▶ [EXERCISE PROMPT]:
Don't include pictures. Quote the lines below from the first through the line that contains "mec='black', mew=1.5, label='GM')".

▶ [INFORMATION PROVIDED]:
'''
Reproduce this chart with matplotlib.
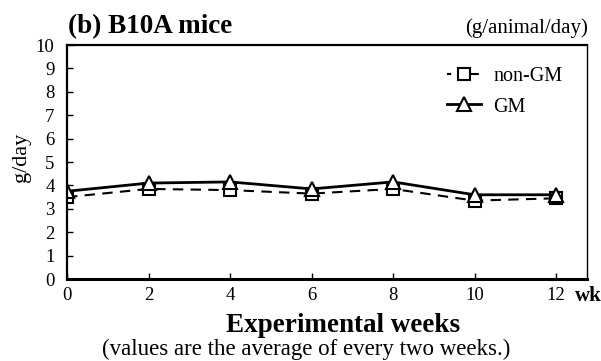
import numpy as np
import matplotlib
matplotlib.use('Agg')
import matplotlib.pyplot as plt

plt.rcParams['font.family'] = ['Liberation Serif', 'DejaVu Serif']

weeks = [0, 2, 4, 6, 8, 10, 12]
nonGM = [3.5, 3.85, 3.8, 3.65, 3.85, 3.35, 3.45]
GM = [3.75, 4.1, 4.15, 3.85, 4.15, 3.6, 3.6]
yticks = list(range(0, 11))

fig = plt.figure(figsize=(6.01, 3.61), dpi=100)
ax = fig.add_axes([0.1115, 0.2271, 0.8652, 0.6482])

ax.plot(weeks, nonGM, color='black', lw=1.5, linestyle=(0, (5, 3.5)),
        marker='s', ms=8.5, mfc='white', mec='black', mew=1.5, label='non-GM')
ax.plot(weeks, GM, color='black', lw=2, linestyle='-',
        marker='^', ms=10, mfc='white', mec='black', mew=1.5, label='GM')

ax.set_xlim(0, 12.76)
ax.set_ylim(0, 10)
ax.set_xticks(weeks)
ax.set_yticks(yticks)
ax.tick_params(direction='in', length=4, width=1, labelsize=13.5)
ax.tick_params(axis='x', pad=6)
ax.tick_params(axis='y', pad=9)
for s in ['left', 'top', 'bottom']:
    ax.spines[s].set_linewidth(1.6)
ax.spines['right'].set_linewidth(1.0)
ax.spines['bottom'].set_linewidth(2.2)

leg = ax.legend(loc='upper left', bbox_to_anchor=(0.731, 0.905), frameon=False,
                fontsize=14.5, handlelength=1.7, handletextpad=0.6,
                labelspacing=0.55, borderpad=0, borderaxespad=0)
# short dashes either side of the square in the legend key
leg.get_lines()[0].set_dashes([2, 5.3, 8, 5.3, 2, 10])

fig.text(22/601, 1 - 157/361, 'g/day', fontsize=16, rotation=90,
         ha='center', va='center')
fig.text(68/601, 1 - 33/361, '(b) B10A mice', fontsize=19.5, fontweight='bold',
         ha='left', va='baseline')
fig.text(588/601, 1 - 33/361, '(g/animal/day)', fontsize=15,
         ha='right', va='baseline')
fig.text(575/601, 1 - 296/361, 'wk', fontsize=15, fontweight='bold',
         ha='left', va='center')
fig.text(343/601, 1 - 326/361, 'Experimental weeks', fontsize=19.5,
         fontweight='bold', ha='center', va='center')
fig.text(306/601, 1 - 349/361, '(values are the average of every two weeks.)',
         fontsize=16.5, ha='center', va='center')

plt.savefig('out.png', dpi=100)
'''
▶ [OUTPUT FOR THIS TASK]:
Reproduce this chart with matplotlib.
import numpy as np
import matplotlib
matplotlib.use('Agg')
import matplotlib.pyplot as plt

plt.rcParams['font.family'] = ['Liberation Serif', 'DejaVu Serif']

weeks = [0, 2, 4, 6, 8, 10, 12]
nonGM = [3.5, 3.85, 3.8, 3.65, 3.85, 3.35, 3.45]
GM = [3.75, 4.1, 4.15, 3.85, 4.15, 3.6, 3.6]
yticks = list(range(0, 11))

fig = plt.figure(figsize=(6.01, 3.61), dpi=100)
ax = fig.add_axes([0.1115, 0.2271, 0.8652, 0.6482])

ax.plot(weeks, nonGM, color='black', lw=1.5, linestyle=(0, (5, 3.5)),
        marker='s', ms=8.5, mfc='white', mec='black', mew=1.5, label='non-GM')
ax.plot(weeks, GM, color='black', lw=2, linestyle='-',
        marker='^', ms=10, mfc='white', mec='black', mew=1.5, label='GM')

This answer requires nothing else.